The body wrenched itself out of my grip. A second later it hit the bottom of the hole with a tremendous thump, sending up a huge cloud of choking dust.

“Whose idea was this again?” said Garry, shaking his left hand which had been briefly  trapped under the corpse. His T-shirt was soaked in sweat. Beads of perspiration had formed a glistening sheen on the inky tendrils of the tribal tattoos that lapped around the base of his neck.

I felt a pinch on my arm and flicked a caramel coloured into the grass.

“You told me that when you were a traveller you used to drink Cuckoo Root Beer.”

“We  were new agers and considered ourselves a bit fucking spiritual. I’d read that the Agoris in India drank it. It helped them to commune with the dead. We were all up for a bit of that.”

“Did you make it yourself?”

“There were cemeteries that we knew were colonised with Stepney Ginger. They started off seeding it in the prisons but it spreads really fast. It’s pretty much everywhere now. Most churchyards in the south of England are overrun by it.”

“How did you know before you dug up a grave that weren’t going to find a decomposing corpse?”

“You can tell by the white flowers that come to the surface in the spring. Then there’s the smell and a few other signs. We’d dig up the bodies at night, carve the root into manageable pieces and then boil it up in one of the old caravans.”

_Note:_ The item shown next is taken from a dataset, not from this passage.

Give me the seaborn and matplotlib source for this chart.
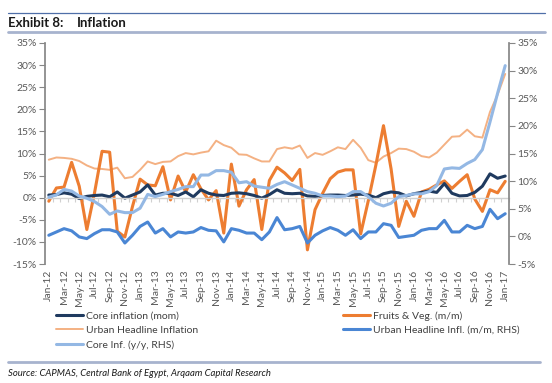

“You were consuming a drink whose key ingredient was human flesh.”

“Well I would argue that it had undergone a transfiguration and was closer to plant matter.”

“What about the one we’ve just exhumed? There are pieces of bone in it, so it’s still a body in some sense.”

“Yeah, I know. The irony is that, at the time, we were all militant vegans.”

“So what did it taste like?”

“Have you ever had snuff?”

I nodded.

“It’s like taking a massive pinch of snuff. It feels like your brain’s disintegrating...”

He made an involuntary retching noise. I noticed that his eyes were watering..

“Sam, it’s fucking rank. Just thinking about it now makes me want to vomit... It’s like... it’s like inhaling mould. And it makes you fucking mental. You just want to go around fucking punching people. We used to drink it before we went on Poll Tax demos.”

“But did you feel spiritually enlightened after drinking it?”

“No, not really. It just gave me a massive fucking hangover.”

He swallowed and took a deep breath as if purging himself of the unpleasant memory.

The mutated body of the unnamed prisoner lay before us in a hole five feet deep. As we shovelled the powdery earth back over it, I thought about George. And about my grandmother and her friends, running barefoot in the dark across the ploughed field to press mouths heavy with lipstick against the cold, unyielding face of the long dead murderer.

Garry and I were weary with the aches and pains of encroaching middle age. We walked away from our own George in exhausted silence, with no particular hopes or dreams for our respective futures. Our clothing was streaked with dried mud. The shovels that we dragged along the ground begin us made a dull metal scraping noise that paused intermittently whenever one of the blades bounced off the uneven terrain and momentarily became airborne.

As we retraced our footsteps through the industrial estate, the fractured plastic exoskeleton of a ballpoint pen, lying partially crushed on the asphalt, got caught on the tread of Garry’s shoe. It ricocheted between his footsteps for a few paces before flying off into the gutter.